Repotting a Japanese black pine
Boon asked me to post an example of repotting a tree into a two-hole pot – my small pine is a good candidate. Here’s the rootball after removing it from the pot.
Before root-work – one year of growth
I was conservative with the root-work as I had yet to determine which pot would be best for the tree. I ended up removing almost half of what you see below.
I ultimately selected a 2-hole pot for the tree. Wiring a 2-hole pot is simple. After securing the screens, I placed two wires through the inside edge of the drainage holes. Depending on the location of the holes, measuring tie-down wires for 2-hole pots is similar to measuring them for 4-hole pots. I begin by measuring the sum of two long sides and one short side, but then use a bit less.
Wired pot from below
Wired pot from above
It took some work to get the rootball to fit into the pot. In lieu of a full drainage layer, I placed a few tablespoons of pumice over each drainage hole, covered the bottom of the pot with a thin layer of bonsai soil, and left a small mound in the center of the pot.
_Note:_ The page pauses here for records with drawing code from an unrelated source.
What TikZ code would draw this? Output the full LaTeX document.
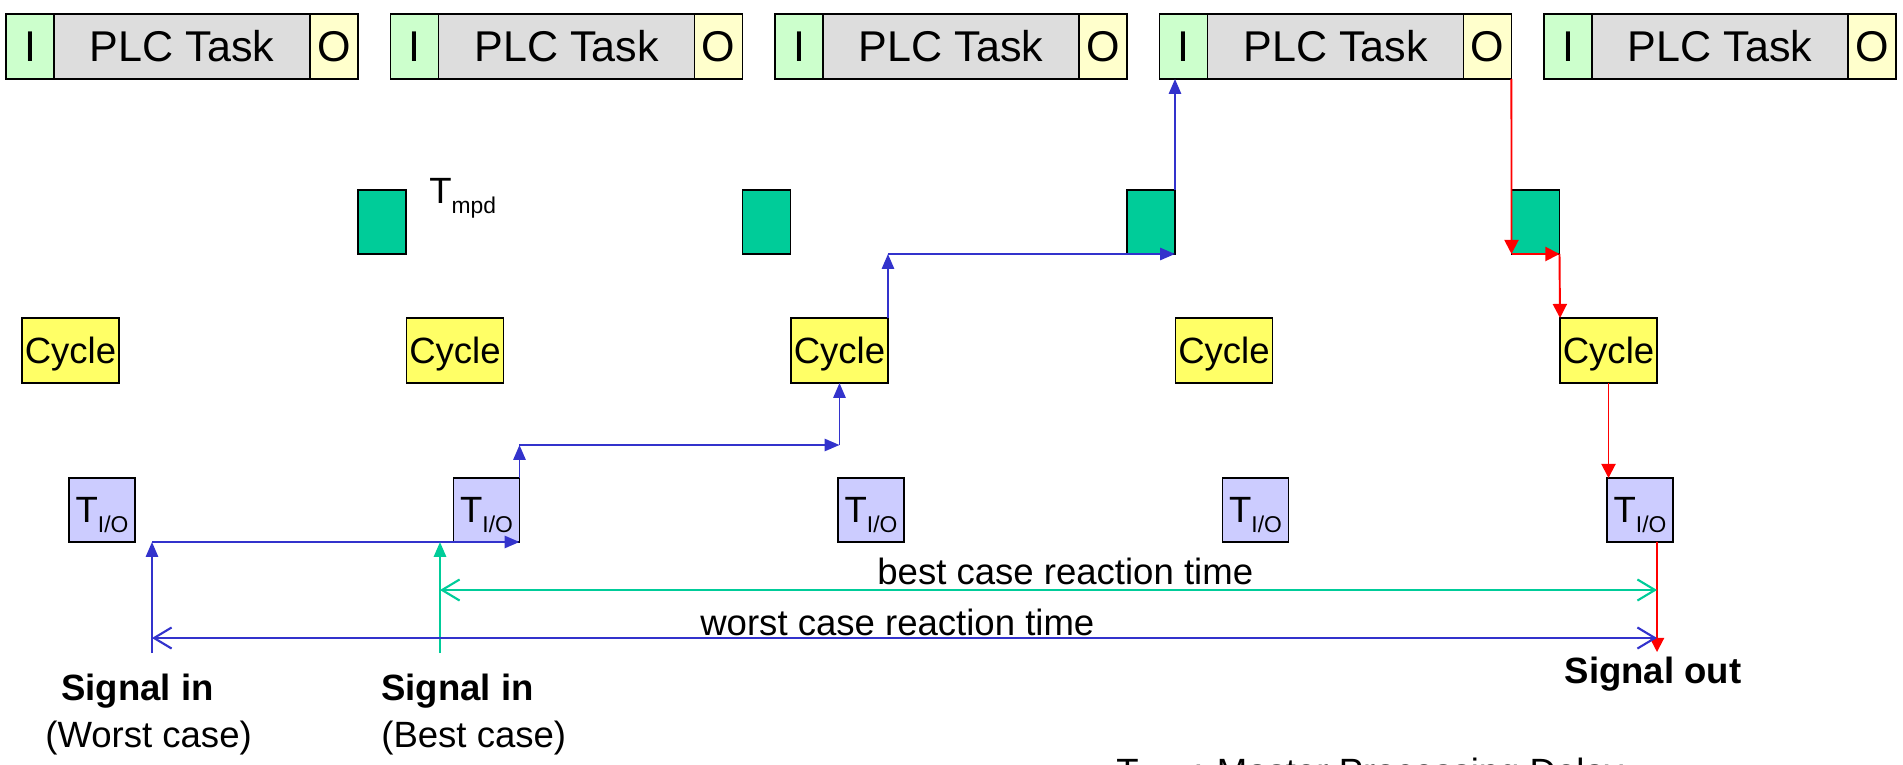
\documentclass[tikz,border=0pt]{standalone}
\usepackage{fontspec}
\setmainfont{Liberation Sans}
\usetikzlibrary{arrows.meta,positioning}

\definecolor{incell}{HTML}{CCFFCC}
\definecolor{taskgray}{HTML}{DDDDDD}
\definecolor{outcell}{HTML}{FFFFCC}
\definecolor{mpdgreen}{HTML}{00CC99}
\definecolor{cycyellow}{HTML}{FFFF66}
\definecolor{tiolav}{HTML}{CCCCFF}
\definecolor{pathblue}{HTML}{3333CC}
\definecolor{pathred}{HTML}{FF0000}
\definecolor{bestteal}{HTML}{00CC99}

% lowered small text for the T_I/O and T_mpd subscripts
\newcommand\tsub[1]{\raisebox{-5.7pt}{\fontsize{13}{14}\selectfont #1}}

\begin{document}
\begin{tikzpicture}[
  x=0.02cm, y=-0.02cm,
  cell/.style      = {draw, line width=0.9pt, inner sep=0pt, outer sep=0pt,
                      minimum height=1.30cm, font=\fontsize{24.5}{26}\selectfont},
  icell/.style     = {cell, fill=incell, minimum width=0.96cm},
  task/.style      = {cell, fill=taskgray, minimum width=5.12cm},
  ocell/.style     = {cell, fill=outcell, minimum width=0.96cm},
  box/.style       = {draw, line width=0.9pt, inner sep=0pt, outer sep=0pt,
                      anchor=north west, text depth=0pt,
                      font=\fontsize{20.8}{22}\selectfont},
  mpdbox/.style    = {box, fill=mpdgreen, minimum width=0.96cm, minimum height=1.28cm},
  cycbox/.style    = {box, fill=cycyellow, minimum width=1.94cm, minimum height=1.30cm},
  tiobox/.style    = {box, fill=tiolav, minimum width=1.32cm, minimum height=1.28cm},
  bluearr/.style   = {pathblue, line width=1.1pt, -{Triangle[length=8.5pt,width=7pt]}},
  redarr/.style    = {pathred, line width=1.1pt, -{Triangle[length=8pt,width=8pt]}},
  bestarr/.style   = {bestteal, line width=1.2pt, -{Triangle[length=8.5pt,width=7pt]}},
  reach/.style     = {line width=1.2pt,
                      {Straight Barb[length=10pt,width=12pt]}-{Straight Barb[length=10pt,width=12pt]}},
  lbl/.style       = {inner sep=0pt, font=\fontsize{20.8}{22}\selectfont},
  sig/.style       = {inner sep=0pt, font=\fontsize{20.8}{22}\selectfont\bfseries},
]
  \path[use as bounding box] (0,0) rectangle (1903,764);
  \clip (0,0) rectangle (1903,764);

  % five PLC task slots along the top, one cycle every 384.5 px
  \foreach \k in {0,...,4} {
    \node[icell, anchor=north west] (i\k) at ({6+384.5*\k},14) {I};
    \node[task, right=0pt of i\k] (t\k) {PLC Task};
    \node[ocell, right=0pt of t\k] (o\k) {O};
    \node[cycbox] (cyc\k) at ({22+384.5*\k},318) {Cycle};
    \node[tiobox] (tio\k) at ({69+384.5*\k},478) {T\tsub{I/O}};
  }
  \foreach \k in {0,...,3}
    \node[mpdbox] (mpd\k) at ({358+384.5*\k},190) {};

  \node[lbl, anchor=base west] (mpdlbl) at (429,203) {T\tsub{mpd}};

  % free ends of the signal lines
  \coordinate (wlow) at (152,653);
  \coordinate (blow) at (440,653);
  \coordinate (sout) at (1657,652);
  \coordinate (step1) at (tio1.north east |- 0,445);
  \coordinate (step2) at (cyc2.north east |- mpd2.south);

  % worst case: signal travels up through one slot
  \draw[bluearr] (wlow) -- (wlow |- tio0.south);
  \draw[bluearr] (wlow |- tio0.south) -- (tio1.south east);
  \draw[bluearr] (tio1.north east) -- (step1);
  \draw[bluearr] (step1) -- (step1 -| cyc2.south);
  \draw[bluearr] (step1 -| cyc2.south) -- (cyc2.south);
  \draw[bluearr] (cyc2.north east) -- (step2);
  \draw[bluearr] (step2) -- (mpd2.south east);
  \draw[bluearr] (mpd2.north east) -- (mpd2.north east |- i3.south);

  % best case in
  \draw[bestarr] (blow) -- (blow |- tio0.south);

  % output path back down
  \draw[redarr] (o3.south east) -- (mpd3.south west);
  \draw[redarr] (mpd3.south west) -- (mpd3.south east);
  \draw[redarr] (mpd3.south east) -- (cyc4.north west);
  \draw[redarr] (cyc4.south) -- (cyc4.south |- tio4.north);
  \draw[redarr] (cyc4.south east |- tio4.south) -- (sout);

  % reaction times
  \draw[reach, bestteal] (blow |- 0,590) -- (sout |- 0,590);
  \draw[reach, pathblue] (wlow |- 0,638) -- (sout |- 0,638);
  \node[lbl, anchor=base west] (bestlbl) at (877,584) {best case reaction time};
  \node[lbl, anchor=base west] (worstlbl) at (700,635) {worst case reaction time};

  \node[sig, anchor=base west] (sigw) at (61,700) {Signal in};
  \node[lbl, anchor=base west] (casew) at (45,747) {(Worst case)};
  \node[sig, anchor=base west] (sigb) at (381,700) {Signal in};
  \node[lbl, anchor=base west] (caseb) at (381,747) {(Best case)};
  \node[sig, anchor=base] (sigo) at (1653,683) {Signal out};

  \node[lbl, anchor=base west] (legend) at (1116,784) {T\tsub{mpd} : Master Processing Delay};
\end{tikzpicture}
\end{document}
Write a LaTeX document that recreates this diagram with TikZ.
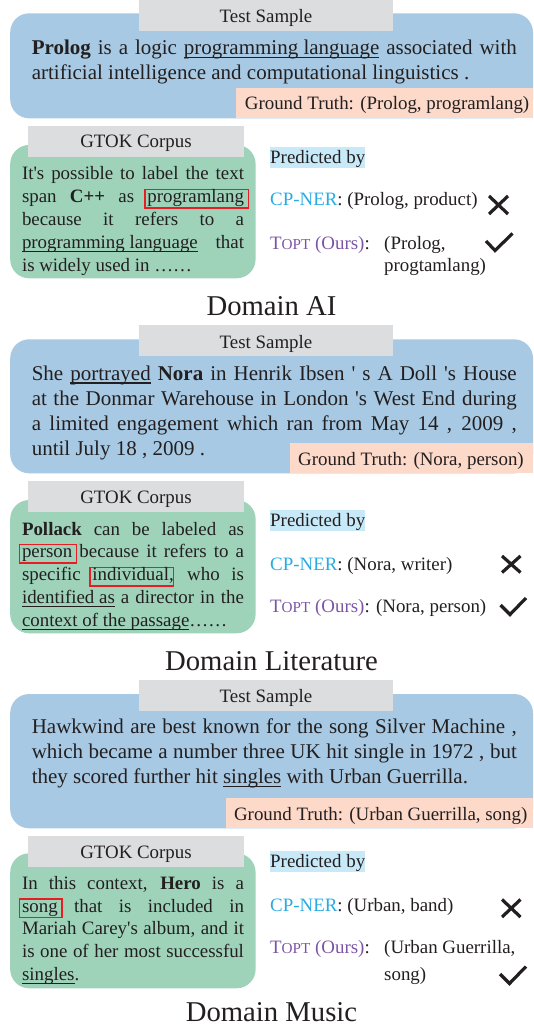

When Boon and I set the tree, a root in back pushed the trunk towards the front of the pot. To keep the tree centered, we added a little soil along the front of the pot and secured that side first.
Securing the front
Next we did the same for the back of the tree. The first step is connecting the two ends of the wire by hand. Once the connection is made, the wires are tightened with pliers.
Securing the back
Tightening the wire with pliers
You’ll notice that the wires are connected off-center. The primary reason for this is that there are more good roots on the left side of the rootball than there are on the right side. Securing the wires over a root – or at least over solid rootball – helps keep the tree snug in the pot. It also prevents over-tightening the wires. When the connection is floating it’s harder to tell when to stop tightening the wires.
You’ll also notice the tails of the wires are somewhat long. Because the holes on the bottom are fairly close together and the rootball is small, I could have saved wire by cutting shorter tie-wires. Bimbo!
After securing the tree, I like to check to make sure the tree didn’t shift in the pot while I tightened the wires. If it has moved, it’s much easier to correct before filling the pot with soil.